**DATASET EXTRACT:**
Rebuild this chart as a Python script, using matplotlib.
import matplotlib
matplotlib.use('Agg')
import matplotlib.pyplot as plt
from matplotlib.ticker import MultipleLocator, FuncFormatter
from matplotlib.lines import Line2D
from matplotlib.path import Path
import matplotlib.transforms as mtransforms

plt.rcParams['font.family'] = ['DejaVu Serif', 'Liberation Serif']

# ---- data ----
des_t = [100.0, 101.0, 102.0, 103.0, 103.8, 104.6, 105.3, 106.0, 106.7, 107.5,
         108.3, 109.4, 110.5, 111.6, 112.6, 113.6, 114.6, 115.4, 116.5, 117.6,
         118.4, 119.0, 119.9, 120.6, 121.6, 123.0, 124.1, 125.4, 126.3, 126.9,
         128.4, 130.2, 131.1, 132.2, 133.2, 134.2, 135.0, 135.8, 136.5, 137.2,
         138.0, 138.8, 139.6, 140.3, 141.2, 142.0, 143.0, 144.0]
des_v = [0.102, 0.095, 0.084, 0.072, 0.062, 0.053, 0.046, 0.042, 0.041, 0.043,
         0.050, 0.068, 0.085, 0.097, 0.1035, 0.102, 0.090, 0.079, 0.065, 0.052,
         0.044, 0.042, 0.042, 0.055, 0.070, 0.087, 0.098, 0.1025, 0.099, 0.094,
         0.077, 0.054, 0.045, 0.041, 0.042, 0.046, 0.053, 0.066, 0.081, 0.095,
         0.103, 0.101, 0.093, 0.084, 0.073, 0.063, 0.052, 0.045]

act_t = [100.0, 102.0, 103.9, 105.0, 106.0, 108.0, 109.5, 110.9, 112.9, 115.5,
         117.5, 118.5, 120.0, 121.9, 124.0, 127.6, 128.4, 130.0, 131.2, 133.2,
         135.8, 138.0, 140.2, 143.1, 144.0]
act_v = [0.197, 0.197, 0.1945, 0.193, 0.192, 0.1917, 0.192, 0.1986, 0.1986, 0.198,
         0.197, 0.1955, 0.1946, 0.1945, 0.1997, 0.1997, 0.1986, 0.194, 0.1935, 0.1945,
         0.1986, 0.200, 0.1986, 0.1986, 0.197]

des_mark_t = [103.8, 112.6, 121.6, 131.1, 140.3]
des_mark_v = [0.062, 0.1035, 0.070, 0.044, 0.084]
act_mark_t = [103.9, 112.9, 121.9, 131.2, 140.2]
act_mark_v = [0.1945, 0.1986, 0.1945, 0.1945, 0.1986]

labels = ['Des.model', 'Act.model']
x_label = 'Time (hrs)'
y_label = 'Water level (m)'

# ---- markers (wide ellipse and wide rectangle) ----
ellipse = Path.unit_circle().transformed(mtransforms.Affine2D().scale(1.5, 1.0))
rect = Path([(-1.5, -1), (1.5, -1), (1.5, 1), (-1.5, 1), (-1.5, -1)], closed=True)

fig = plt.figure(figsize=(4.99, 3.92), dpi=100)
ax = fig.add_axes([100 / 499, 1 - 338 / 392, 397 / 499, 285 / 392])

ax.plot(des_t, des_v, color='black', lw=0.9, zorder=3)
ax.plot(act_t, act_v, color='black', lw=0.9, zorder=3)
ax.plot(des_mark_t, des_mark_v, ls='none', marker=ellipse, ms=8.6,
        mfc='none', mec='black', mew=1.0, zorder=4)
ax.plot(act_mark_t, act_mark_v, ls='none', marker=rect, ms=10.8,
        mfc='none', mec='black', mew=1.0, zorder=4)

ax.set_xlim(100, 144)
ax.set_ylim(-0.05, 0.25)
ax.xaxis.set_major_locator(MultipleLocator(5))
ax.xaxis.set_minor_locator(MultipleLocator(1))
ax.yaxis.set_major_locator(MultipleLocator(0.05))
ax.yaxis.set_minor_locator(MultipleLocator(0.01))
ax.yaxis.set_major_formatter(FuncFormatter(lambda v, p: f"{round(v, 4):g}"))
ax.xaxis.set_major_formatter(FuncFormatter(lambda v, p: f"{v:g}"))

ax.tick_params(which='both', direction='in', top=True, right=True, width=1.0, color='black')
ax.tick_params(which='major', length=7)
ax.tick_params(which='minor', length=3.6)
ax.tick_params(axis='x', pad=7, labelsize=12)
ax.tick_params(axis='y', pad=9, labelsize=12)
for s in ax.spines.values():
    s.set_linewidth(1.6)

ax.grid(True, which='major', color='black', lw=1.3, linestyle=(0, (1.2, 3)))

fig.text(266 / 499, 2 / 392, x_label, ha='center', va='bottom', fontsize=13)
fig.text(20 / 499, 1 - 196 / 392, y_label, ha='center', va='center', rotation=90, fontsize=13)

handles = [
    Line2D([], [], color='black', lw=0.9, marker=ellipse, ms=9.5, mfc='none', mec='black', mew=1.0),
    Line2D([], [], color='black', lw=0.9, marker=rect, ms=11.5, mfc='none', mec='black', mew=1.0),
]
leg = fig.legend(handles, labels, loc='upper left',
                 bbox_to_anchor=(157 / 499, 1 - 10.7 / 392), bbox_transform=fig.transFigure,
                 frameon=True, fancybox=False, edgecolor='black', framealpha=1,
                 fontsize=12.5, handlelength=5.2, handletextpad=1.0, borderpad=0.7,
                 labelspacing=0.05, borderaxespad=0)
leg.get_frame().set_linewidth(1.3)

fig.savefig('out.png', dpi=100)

**WRITTEN EXERCISE:** Print the complete listing again, exactly as it stands.

**RESULT:**
Rebuild this chart as a Python script, using matplotlib.
import matplotlib
matplotlib.use('Agg')
import matplotlib.pyplot as plt
from matplotlib.ticker import MultipleLocator, FuncFormatter
from matplotlib.lines import Line2D
from matplotlib.path import Path
import matplotlib.transforms as mtransforms

plt.rcParams['font.family'] = ['DejaVu Serif', 'Liberation Serif']

# ---- data ----
des_t = [100.0, 101.0, 102.0, 103.0, 103.8, 104.6, 105.3, 106.0, 106.7, 107.5,
         108.3, 109.4, 110.5, 111.6, 112.6, 113.6, 114.6, 115.4, 116.5, 117.6,
         118.4, 119.0, 119.9, 120.6, 121.6, 123.0, 124.1, 125.4, 126.3, 126.9,
         128.4, 130.2, 131.1, 132.2, 133.2, 134.2, 135.0, 135.8, 136.5, 137.2,
         138.0, 138.8, 139.6, 140.3, 141.2, 142.0, 143.0, 144.0]
des_v = [0.102, 0.095, 0.084, 0.072, 0.062, 0.053, 0.046, 0.042, 0.041, 0.043,
         0.050, 0.068, 0.085, 0.097, 0.1035, 0.102, 0.090, 0.079, 0.065, 0.052,
         0.044, 0.042, 0.042, 0.055, 0.070, 0.087, 0.098, 0.1025, 0.099, 0.094,
         0.077, 0.054, 0.045, 0.041, 0.042, 0.046, 0.053, 0.066, 0.081, 0.095,
         0.103, 0.101, 0.093, 0.084, 0.073, 0.063, 0.052, 0.045]

act_t = [100.0, 102.0, 103.9, 105.0, 106.0, 108.0, 109.5, 110.9, 112.9, 115.5,
         117.5, 118.5, 120.0, 121.9, 124.0, 127.6, 128.4, 130.0, 131.2, 133.2,
         135.8, 138.0, 140.2, 143.1, 144.0]
act_v = [0.197, 0.197, 0.1945, 0.193, 0.192, 0.1917, 0.192, 0.1986, 0.1986, 0.198,
         0.197, 0.1955, 0.1946, 0.1945, 0.1997, 0.1997, 0.1986, 0.194, 0.1935, 0.1945,
         0.1986, 0.200, 0.1986, 0.1986, 0.197]

des_mark_t = [103.8, 112.6, 121.6, 131.1, 140.3]
des_mark_v = [0.062, 0.1035, 0.070, 0.044, 0.084]
act_mark_t = [103.9, 112.9, 121.9, 131.2, 140.2]
act_mark_v = [0.1945, 0.1986, 0.1945, 0.1945, 0.1986]

labels = ['Des.model', 'Act.model']
x_label = 'Time (hrs)'
y_label = 'Water level (m)'

# ---- markers (wide ellipse and wide rectangle) ----
ellipse = Path.unit_circle().transformed(mtransforms.Affine2D().scale(1.5, 1.0))
rect = Path([(-1.5, -1), (1.5, -1), (1.5, 1), (-1.5, 1), (-1.5, -1)], closed=True)

fig = plt.figure(figsize=(4.99, 3.92), dpi=100)
ax = fig.add_axes([100 / 499, 1 - 338 / 392, 397 / 499, 285 / 392])

ax.plot(des_t, des_v, color='black', lw=0.9, zorder=3)
ax.plot(act_t, act_v, color='black', lw=0.9, zorder=3)
ax.plot(des_mark_t, des_mark_v, ls='none', marker=ellipse, ms=8.6,
        mfc='none', mec='black', mew=1.0, zorder=4)
ax.plot(act_mark_t, act_mark_v, ls='none', marker=rect, ms=10.8,
        mfc='none', mec='black', mew=1.0, zorder=4)

ax.set_xlim(100, 144)
ax.set_ylim(-0.05, 0.25)
ax.xaxis.set_major_locator(MultipleLocator(5))
ax.xaxis.set_minor_locator(MultipleLocator(1))
ax.yaxis.set_major_locator(MultipleLocator(0.05))
ax.yaxis.set_minor_locator(MultipleLocator(0.01))
ax.yaxis.set_major_formatter(FuncFormatter(lambda v, p: f"{round(v, 4):g}"))
ax.xaxis.set_major_formatter(FuncFormatter(lambda v, p: f"{v:g}"))

ax.tick_params(which='both', direction='in', top=True, right=True, width=1.0, color='black')
ax.tick_params(which='major', length=7)
ax.tick_params(which='minor', length=3.6)
ax.tick_params(axis='x', pad=7, labelsize=12)
ax.tick_params(axis='y', pad=9, labelsize=12)
for s in ax.spines.values():
    s.set_linewidth(1.6)

ax.grid(True, which='major', color='black', lw=1.3, linestyle=(0, (1.2, 3)))

fig.text(266 / 499, 2 / 392, x_label, ha='center', va='bottom', fontsize=13)
fig.text(20 / 499, 1 - 196 / 392, y_label, ha='center', va='center', rotation=90, fontsize=13)

handles = [
    Line2D([], [], color='black', lw=0.9, marker=ellipse, ms=9.5, mfc='none', mec='black', mew=1.0),
    Line2D([], [], color='black', lw=0.9, marker=rect, ms=11.5, mfc='none', mec='black', mew=1.0),
]
leg = fig.legend(handles, labels, loc='upper left',
                 bbox_to_anchor=(157 / 499, 1 - 10.7 / 392), bbox_transform=fig.transFigure,
                 frameon=True, fancybox=False, edgecolor='black', framealpha=1,
                 fontsize=12.5, handlelength=5.2, handletextpad=1.0, borderpad=0.7,
                 labelspacing=0.05, borderaxespad=0)
leg.get_frame().set_linewidth(1.3)

fig.savefig('out.png', dpi=100)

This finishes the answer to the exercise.